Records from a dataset
>> begin

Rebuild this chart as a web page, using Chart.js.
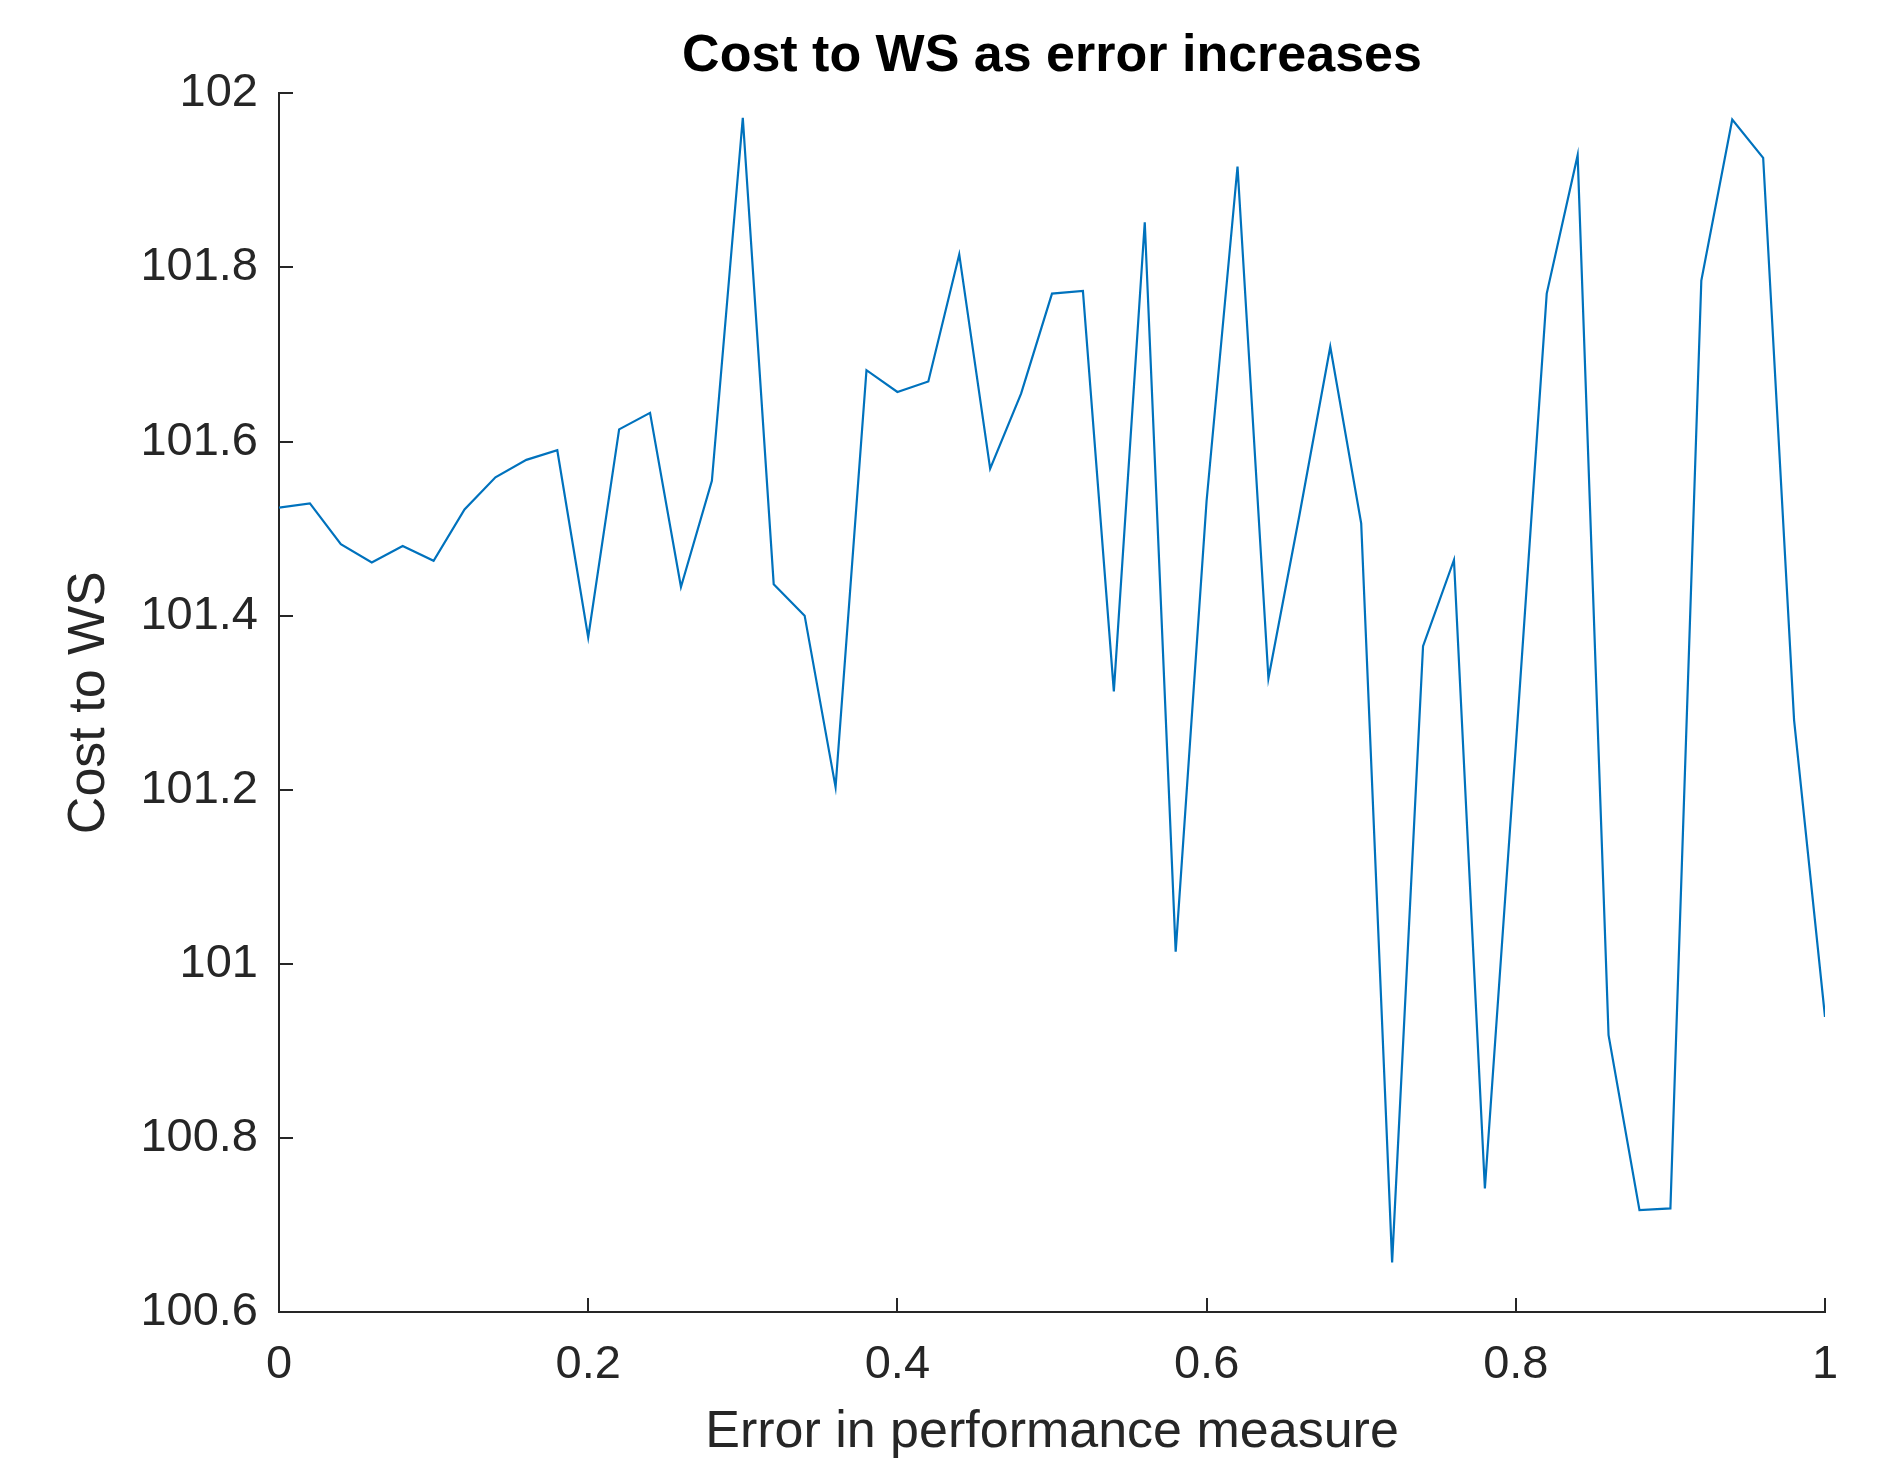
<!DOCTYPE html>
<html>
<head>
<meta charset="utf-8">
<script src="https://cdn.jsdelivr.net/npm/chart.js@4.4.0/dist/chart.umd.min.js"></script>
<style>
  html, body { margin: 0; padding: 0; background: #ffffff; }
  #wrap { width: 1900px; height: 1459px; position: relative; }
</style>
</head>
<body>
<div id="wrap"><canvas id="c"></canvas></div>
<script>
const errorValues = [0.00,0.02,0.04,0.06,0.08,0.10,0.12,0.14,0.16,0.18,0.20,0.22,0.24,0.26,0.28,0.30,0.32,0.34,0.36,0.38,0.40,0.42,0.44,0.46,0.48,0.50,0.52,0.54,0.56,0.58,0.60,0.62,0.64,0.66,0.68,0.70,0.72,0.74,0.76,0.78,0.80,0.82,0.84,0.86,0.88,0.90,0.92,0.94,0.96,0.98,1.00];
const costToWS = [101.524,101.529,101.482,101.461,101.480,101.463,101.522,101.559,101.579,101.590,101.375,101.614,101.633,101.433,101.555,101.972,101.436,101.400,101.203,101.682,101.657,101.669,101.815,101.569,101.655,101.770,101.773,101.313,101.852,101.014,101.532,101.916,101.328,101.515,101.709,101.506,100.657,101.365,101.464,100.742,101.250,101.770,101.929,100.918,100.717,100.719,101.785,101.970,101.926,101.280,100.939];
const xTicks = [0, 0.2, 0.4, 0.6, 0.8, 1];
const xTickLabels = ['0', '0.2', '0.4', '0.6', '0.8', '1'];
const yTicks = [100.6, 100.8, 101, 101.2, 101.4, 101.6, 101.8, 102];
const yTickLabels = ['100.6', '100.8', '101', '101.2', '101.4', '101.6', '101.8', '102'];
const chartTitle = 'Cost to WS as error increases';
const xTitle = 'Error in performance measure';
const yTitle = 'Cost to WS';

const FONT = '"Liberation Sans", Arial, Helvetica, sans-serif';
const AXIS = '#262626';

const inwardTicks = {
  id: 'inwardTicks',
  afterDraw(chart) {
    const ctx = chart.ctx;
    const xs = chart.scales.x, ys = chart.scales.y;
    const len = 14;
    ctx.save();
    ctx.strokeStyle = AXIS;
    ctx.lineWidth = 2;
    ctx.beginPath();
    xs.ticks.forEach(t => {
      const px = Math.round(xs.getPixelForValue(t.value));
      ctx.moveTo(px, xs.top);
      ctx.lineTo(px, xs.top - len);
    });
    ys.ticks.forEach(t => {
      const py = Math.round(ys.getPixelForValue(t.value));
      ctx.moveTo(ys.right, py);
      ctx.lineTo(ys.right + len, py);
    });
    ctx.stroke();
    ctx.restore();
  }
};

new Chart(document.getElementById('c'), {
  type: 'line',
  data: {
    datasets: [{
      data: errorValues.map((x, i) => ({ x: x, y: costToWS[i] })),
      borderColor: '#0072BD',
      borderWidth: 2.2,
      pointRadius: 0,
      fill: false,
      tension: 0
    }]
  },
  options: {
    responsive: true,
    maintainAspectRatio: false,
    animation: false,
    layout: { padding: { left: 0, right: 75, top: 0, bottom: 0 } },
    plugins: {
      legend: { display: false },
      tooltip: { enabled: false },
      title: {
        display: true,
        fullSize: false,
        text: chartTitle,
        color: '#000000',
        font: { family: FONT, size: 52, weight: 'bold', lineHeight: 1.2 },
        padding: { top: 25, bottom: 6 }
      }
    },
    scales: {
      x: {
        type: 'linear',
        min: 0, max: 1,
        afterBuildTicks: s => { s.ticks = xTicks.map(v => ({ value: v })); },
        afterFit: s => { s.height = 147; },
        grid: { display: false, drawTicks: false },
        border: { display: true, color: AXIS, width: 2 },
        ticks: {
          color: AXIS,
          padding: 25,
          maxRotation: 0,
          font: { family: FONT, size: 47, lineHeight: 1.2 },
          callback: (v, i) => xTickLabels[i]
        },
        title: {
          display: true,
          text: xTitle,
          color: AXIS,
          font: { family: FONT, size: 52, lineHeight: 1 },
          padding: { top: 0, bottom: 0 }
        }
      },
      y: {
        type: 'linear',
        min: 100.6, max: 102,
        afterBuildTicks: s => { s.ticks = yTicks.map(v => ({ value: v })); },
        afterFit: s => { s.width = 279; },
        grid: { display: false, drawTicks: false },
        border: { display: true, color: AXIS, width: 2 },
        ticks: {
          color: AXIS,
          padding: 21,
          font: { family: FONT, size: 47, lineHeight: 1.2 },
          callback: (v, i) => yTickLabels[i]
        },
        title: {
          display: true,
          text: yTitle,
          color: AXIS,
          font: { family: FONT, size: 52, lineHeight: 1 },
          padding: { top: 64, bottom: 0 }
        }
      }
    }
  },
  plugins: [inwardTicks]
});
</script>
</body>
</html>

>> end
>> begin

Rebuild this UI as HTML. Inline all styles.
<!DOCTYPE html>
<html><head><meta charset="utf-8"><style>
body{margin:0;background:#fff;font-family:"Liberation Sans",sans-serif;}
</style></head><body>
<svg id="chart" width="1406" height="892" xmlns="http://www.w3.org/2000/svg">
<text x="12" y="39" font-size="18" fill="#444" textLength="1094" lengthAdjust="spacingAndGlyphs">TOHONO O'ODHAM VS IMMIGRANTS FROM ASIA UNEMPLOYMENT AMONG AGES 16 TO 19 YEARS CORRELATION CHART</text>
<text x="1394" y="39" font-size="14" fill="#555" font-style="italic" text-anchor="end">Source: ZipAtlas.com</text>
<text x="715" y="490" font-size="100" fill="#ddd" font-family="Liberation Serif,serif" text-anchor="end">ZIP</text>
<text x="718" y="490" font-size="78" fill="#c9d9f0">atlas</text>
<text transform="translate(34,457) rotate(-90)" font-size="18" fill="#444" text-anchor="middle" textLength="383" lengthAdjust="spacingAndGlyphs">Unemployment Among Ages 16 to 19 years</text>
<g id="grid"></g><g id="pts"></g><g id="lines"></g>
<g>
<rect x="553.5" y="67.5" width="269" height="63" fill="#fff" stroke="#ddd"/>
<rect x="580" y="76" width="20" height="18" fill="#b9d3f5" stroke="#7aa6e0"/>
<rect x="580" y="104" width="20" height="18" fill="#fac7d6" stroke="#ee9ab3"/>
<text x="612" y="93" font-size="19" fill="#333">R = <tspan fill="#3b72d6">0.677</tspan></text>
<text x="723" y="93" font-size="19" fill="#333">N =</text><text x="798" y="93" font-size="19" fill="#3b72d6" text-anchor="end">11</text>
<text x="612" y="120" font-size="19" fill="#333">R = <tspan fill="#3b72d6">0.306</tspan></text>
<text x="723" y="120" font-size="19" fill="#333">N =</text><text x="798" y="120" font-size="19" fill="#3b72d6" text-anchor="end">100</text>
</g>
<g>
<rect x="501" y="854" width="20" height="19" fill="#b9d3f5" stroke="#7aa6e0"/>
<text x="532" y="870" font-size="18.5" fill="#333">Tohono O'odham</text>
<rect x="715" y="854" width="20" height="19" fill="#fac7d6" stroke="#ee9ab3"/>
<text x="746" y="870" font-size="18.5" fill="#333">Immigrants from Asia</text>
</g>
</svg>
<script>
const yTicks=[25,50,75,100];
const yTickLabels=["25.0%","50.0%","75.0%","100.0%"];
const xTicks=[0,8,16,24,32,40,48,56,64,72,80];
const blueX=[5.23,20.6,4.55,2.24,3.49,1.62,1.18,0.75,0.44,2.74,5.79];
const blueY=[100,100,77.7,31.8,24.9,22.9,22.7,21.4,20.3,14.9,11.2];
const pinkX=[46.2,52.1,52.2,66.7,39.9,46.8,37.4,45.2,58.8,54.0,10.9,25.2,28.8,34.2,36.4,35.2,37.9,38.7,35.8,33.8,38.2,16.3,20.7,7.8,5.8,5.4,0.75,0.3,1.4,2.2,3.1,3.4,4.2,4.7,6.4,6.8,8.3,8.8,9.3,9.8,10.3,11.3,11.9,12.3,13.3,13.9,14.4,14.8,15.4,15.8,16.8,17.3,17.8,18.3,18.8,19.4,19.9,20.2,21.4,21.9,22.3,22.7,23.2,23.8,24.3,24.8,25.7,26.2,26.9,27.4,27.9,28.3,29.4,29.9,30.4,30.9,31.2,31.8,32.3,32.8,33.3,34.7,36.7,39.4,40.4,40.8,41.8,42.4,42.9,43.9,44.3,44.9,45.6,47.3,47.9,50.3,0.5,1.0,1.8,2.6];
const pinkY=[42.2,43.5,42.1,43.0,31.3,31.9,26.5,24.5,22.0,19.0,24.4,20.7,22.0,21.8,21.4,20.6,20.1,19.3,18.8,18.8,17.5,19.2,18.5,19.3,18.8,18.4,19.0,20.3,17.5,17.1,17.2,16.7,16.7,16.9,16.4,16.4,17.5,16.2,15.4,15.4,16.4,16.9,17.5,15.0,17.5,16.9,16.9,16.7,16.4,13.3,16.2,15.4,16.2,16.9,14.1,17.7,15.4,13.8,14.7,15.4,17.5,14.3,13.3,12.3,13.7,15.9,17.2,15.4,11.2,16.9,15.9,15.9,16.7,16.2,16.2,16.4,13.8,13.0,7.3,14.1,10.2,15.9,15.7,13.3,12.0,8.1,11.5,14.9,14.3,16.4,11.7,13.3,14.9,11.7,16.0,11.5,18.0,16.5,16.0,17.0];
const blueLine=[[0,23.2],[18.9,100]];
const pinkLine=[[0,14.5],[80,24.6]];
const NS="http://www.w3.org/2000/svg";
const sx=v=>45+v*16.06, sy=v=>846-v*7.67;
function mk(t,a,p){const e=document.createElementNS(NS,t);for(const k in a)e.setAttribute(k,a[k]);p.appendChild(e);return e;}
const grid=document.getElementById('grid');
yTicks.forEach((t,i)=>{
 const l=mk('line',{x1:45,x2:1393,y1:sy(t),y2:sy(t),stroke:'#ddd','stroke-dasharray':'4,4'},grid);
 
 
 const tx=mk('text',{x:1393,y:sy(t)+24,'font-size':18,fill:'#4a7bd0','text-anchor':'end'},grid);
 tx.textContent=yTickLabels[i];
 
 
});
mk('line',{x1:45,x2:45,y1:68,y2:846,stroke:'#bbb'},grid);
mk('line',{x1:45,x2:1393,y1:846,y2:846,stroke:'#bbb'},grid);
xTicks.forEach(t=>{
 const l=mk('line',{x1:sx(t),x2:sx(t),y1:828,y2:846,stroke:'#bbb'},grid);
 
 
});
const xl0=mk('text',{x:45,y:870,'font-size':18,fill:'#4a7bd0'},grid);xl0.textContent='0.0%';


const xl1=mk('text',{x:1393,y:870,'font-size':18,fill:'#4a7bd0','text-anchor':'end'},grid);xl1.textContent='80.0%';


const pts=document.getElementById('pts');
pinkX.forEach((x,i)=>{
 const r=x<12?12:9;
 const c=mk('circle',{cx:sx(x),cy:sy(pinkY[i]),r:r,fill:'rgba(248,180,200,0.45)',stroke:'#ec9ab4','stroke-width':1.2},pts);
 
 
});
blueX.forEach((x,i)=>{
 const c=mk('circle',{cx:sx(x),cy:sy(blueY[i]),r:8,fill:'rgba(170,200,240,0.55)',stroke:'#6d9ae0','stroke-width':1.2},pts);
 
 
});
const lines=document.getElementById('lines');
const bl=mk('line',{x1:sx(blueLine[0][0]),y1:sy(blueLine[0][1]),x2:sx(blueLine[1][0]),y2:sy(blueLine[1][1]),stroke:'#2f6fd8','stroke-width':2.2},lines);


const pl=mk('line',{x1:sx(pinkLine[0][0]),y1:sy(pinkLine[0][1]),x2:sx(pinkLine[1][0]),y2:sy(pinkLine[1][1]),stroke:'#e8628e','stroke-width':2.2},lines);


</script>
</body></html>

>> end

GIVEN INSTRUCTION =
In the listing above, find the line with "Rebuild this chart" and the line with "const AXIS = '#262626';". Set down both and every line between them, minus the pictures.

RESPONSE =
Rebuild this chart as a web page, using Chart.js.
<!DOCTYPE html>
<html>
<head>
<meta charset="utf-8">
<script src="https://cdn.jsdelivr.net/npm/chart.js@4.4.0/dist/chart.umd.min.js"></script>
<style>
  html, body { margin: 0; padding: 0; background: #ffffff; }
  #wrap { width: 1900px; height: 1459px; position: relative; }
</style>
</head>
<body>
<div id="wrap"><canvas id="c"></canvas></div>
<script>
const errorValues = [0.00,0.02,0.04,0.06,0.08,0.10,0.12,0.14,0.16,0.18,0.20,0.22,0.24,0.26,0.28,0.30,0.32,0.34,0.36,0.38,0.40,0.42,0.44,0.46,0.48,0.50,0.52,0.54,0.56,0.58,0.60,0.62,0.64,0.66,0.68,0.70,0.72,0.74,0.76,0.78,0.80,0.82,0.84,0.86,0.88,0.90,0.92,0.94,0.96,0.98,1.00];
const costToWS = [101.524,101.529,101.482,101.461,101.480,101.463,101.522,101.559,101.579,101.590,101.375,101.614,101.633,101.433,101.555,101.972,101.436,101.400,101.203,101.682,101.657,101.669,101.815,101.569,101.655,101.770,101.773,101.313,101.852,101.014,101.532,101.916,101.328,101.515,101.709,101.506,100.657,101.365,101.464,100.742,101.250,101.770,101.929,100.918,100.717,100.719,101.785,101.970,101.926,101.280,100.939];
const xTicks = [0, 0.2, 0.4, 0.6, 0.8, 1];
const xTickLabels = ['0', '0.2', '0.4', '0.6', '0.8', '1'];
const yTicks = [100.6, 100.8, 101, 101.2, 101.4, 101.6, 101.8, 102];
const yTickLabels = ['100.6', '100.8', '101', '101.2', '101.4', '101.6', '101.8', '102'];
const chartTitle = 'Cost to WS as error increases';
const xTitle = 'Error in performance measure';
const yTitle = 'Cost to WS';

const FONT = '"Liberation Sans", Arial, Helvetica, sans-serif';
const AXIS = '#262626';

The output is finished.